- [Challenge] Your task is to reproduce, verbatim and without pictures, the lines from the opening of the listing through the line containing "import pandas as pd".

- [Supplied entries]
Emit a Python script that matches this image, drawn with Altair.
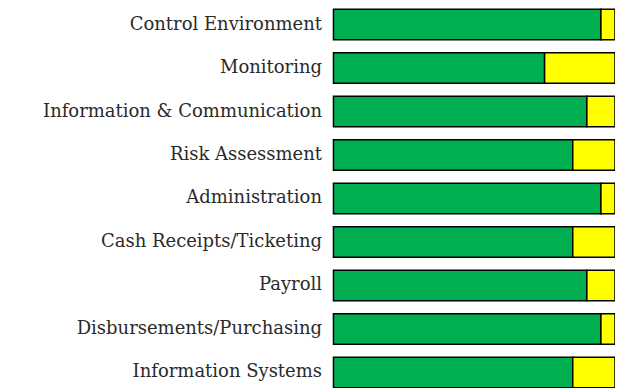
import altair as alt
import pandas as pd

categories = [
    "Control Environment",
    "Monitoring",
    "Information & Communication",
    "Risk Assessment",
    "Administration",
    "Cash Receipts/Ticketing",
    "Payroll",
    "Disbursements/Purchasing",
    "Information Systems",
]
green_values = [95, 75, 90, 85, 95, 85, 90, 95, 85]
yellow_values = [5, 25, 10, 15, 5, 15, 10, 5, 15]
series = ["Green", "Yellow"]
colors = ["#00B050", "#FFFF00"]

rows = []
for c, g, y in zip(categories, green_values, yellow_values):
    rows.append({"category": c, "series": "Green", "order": 0, "value": g})
    rows.append({"category": c, "series": "Yellow", "order": 1, "value": y})
df = pd.DataFrame(rows)

chart = (
    alt.Chart(df)
    .mark_bar(stroke="black", strokeWidth=1.5)
    .encode(
        y=alt.Y(
            "category:N",
            sort=categories,
            scale=alt.Scale(paddingInner=0.3, paddingOuter=0.0),
            axis=alt.Axis(
                title=None,
                domain=False,
                ticks=False,
                labelFont="DejaVu Serif",
                labelFontSize=18,
                labelColor="#2a2a2a",
                labelPadding=12,
                labelLimit=400,
            ),
        ),
        x=alt.X(
            "value:Q",
            stack="zero",
            scale=alt.Scale(domain=[0, 100], nice=False),
            axis=None,
        ),
        color=alt.Color(
            "series:N",
            scale=alt.Scale(domain=series, range=colors),
            legend=None,
        ),
        order=alt.Order("order:Q"),
    )
    .properties(
        width=282,
        height=379,
        autosize=alt.AutoSizeParams(type="none"),
        padding={"left": 326, "top": 1, "right": 0, "bottom": 0},
    )
    .configure_view(stroke=None)
)

chart.save("out.html", embed_options={"renderer": "svg", "actions": False})
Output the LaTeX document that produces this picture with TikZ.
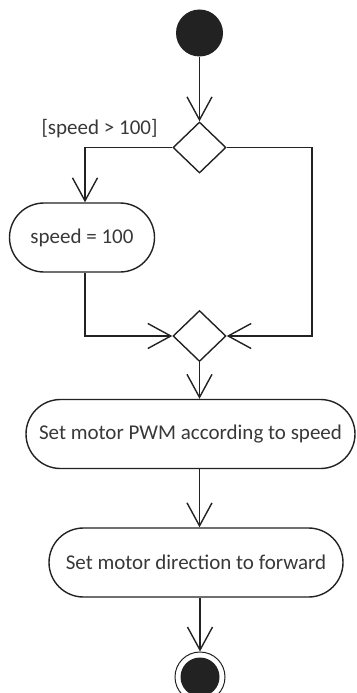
\documentclass[tikz,border=0pt]{standalone}
\usepackage{fontspec}
\setmainfont{Carlito}
\usetikzlibrary{arrows.meta,shapes.geometric}
\definecolor{linecol}{HTML}{222222}
\definecolor{textcol}{HTML}{383838}
\begin{document}
\begin{tikzpicture}[x=1pt,y=-1pt,
  every node/.style={font=\fontsize{21}{24}\selectfont, text=textcol},
  flow/.style={draw=linecol, line width=1.5pt, -{Straight Barb[length=23pt,width=25pt,line width=1.4pt]}},
  activity/.style={draw=linecol, line width=1.4pt, rectangle, rounded corners=34.5pt,
    minimum height=69pt, inner sep=0pt},
  branch/.style={draw=linecol, line width=1.4pt, diamond, aspect=1, inner sep=0pt,
    minimum width=53pt, minimum height=51pt},
  initial/.style={circle, fill=linecol, inner sep=0pt, minimum size=47pt},
  final/.style={circle, draw=linecol, line width=1pt, inner sep=0pt, minimum size=50pt}]
\useasboundingbox (0,0) rectangle (356,693);

% nodes
\node[initial] (start) at (199.5,33) {};
\node[branch] (dec) at (199.5,147.5) {};
\node (guard) at (99.5,129) {[speed > 100]};
\node[activity, minimum width=145pt] (s100) at (82,237.5) {speed = 100};
\node[branch] (merge) at (199.5,336) {};
\node[activity, minimum width=329pt] (act1) at (190.5,434) {Set motor PWM according to speed};
\node[activity, minimum width=294pt] (act2) at (196,562.5) {Set motor direction to forward};
\node[final] (end) at (200,677) {};
\fill[linecol] (end.center) circle (19.5pt);

\coordinate (rc) at (312,147.5);
\coordinate (lc) at (85,0);

% connectors
\draw[flow] (start) -- (dec.north);
\draw[flow] (dec.west) -| (s100.north -| lc);
\draw[flow] (s100.south -| lc) |- (merge.west);
\draw[flow] (dec.east) -- (rc) |- (merge.east);
\draw[flow] (merge.south) -- (merge.south |- act1.north);
\draw[flow] (act1.south -| merge.south) -- (act2.north -| merge.south);
\draw[flow] (act2.south -| end.north) -- (end.north);
\end{tikzpicture}
\end{document}
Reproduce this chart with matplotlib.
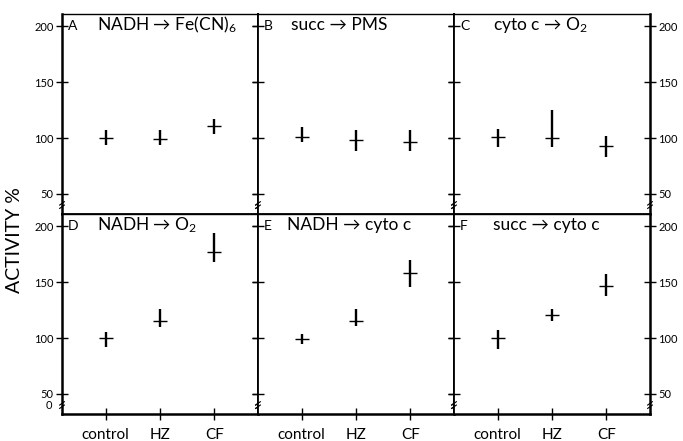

- [Answer to the task]
Emit a Python script that matches this image, drawn with Altair.
import altair as alt
import pandas as pd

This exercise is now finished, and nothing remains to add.